Just when Russians thought it could not get any worse with the ruble tumbling as fast as the oil prices on which their economy depends, the people of St Petersburg are waking up to rationing.
However, in Russian President Vladimir Putin’s hometown, the martyr city that survived a nearly 900-day siege in which thousands starved to death in World War II, it is not food and drink that is being rationed, but metro tokens.
In one of the most bizarre episodes of panic buying in a nation notorious for its hoarding instincts in times of trouble, people have been buying up to 85,000 extra metro tokens a day so they can save three rubles (US$0.05) when the price goes up on Thursday.
Photo: Reuters
With more than 1.8 million sold so far this month the authorities had to step in and ban cashiers from selling people more than two tokens at a time. Signs of panic buying have emerged in recent weeks with many hard-pressed households hoarding sugar and buckwheat, one of the nation’s main staples, as the ruble at one point lost one-quarter of its value in just two days.
Worried about rising inflation and the real value of their wages and savings plummeting, poorer Russians have been stockpiling goods they think are likely to hold their value.
“I get the feeling people are investing in metro tokens,” said one passenger in front of the ticket desk at Prospekt Veteranov station.
Normally only about 15,000 metro tokens per day are sold in Russia’s second city, but as the ruble crisis worsened, that increased to between 80,000 and 100,000 per day.
The price of the tokens are set to rise from 28 rubles to 31 rubles on Thursday.
Russia’s monetary crisis — the worst in Putin’s 15 years in power — was sparked by the fall in the price of oil and worsened by Western sanctions over Ukraine. The ruble has lost about 40 percent of its value against the US dollar and the euro this year.
On Friday, Russian Minister of Finance Anton Siluanov said Russia’s economy could suffer a 4 percent contraction next year and see a budget deficit of 3 percent.
Siluanov told Russian reporters that the economy would contract 4 percent with oil prices at about US$60 a barrel, adding that he expected the ruble’s exchange rate to be about 51 rubles per US dollar.
“That’s the exchange rate which according to our estimates corresponds to the balance of payments,” he said.
He added that the government would have to further cut expenses or tap into reserves, noting that the planned 10 percent spending cut was not enough.

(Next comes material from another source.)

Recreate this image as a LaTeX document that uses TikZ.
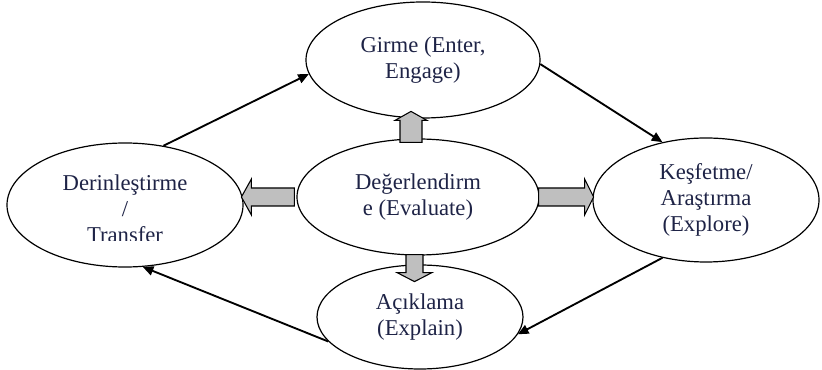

The central bank recently said the Russian contraction could be up to 4.8 percent at current oil prices, with a recovery not expected until 2017, but that was before it hiked interest rates by more than one-third to 17 percent, which is likely to also act as a drag on the economy.
On Friday, Russian authorities also significantly scaled up rescue funds for Trust Bank, saying they would provide up to US$2.4 billion in loans to bail out the medium-sized lender, the first bank to fall victim to the crisis.
The falling ruble has prompted panic buying of foreign currency in Russia and a spike in deposit withdrawals, heaping pressure on a vulnerable banking sector whose access to international capital markets has already been restricted by Western sanctions.
Siluanov said that authorities would provide additional capital to the nations’s second-largest bank, VTB, and fellow state lender Gazprombank.
VTB could receive 250 billion rubles (US$4.91 billion) and Gazprombank 70 billion rubles to help fund investment projects, including those planned by Russian Railways, Siluanov said.
It was not clear whether this support would be in addition to the 1 trillion ruble capital boost the banking sector is set to receive as part of legislation recently approved by parliament.
Credit agency Standard & Poor’s said this week it could downgrade Russia’s rating to junk as soon as January due to a rapid deterioration in “monetary flexibility” in the nation.
“Practically this [a downgrade] may mean the increase of capital outflow from Russia, which would be necessary to replace with instruments we have,” Russian Minister of Economic Development Alexei Ulyukayev said.
Russia might repurchase corporate bond issues, especially denominated in foreign currency, if needed, he added.
The nation’s gold and foreign exchange reserves have fallen to their lowest levels since 2009 as the central bank has spent billions to prop up the currency. Last week, reserves dropped by as much as US$15.7 billion to below US$400 billion, down from over US$510 billion at the start of the year.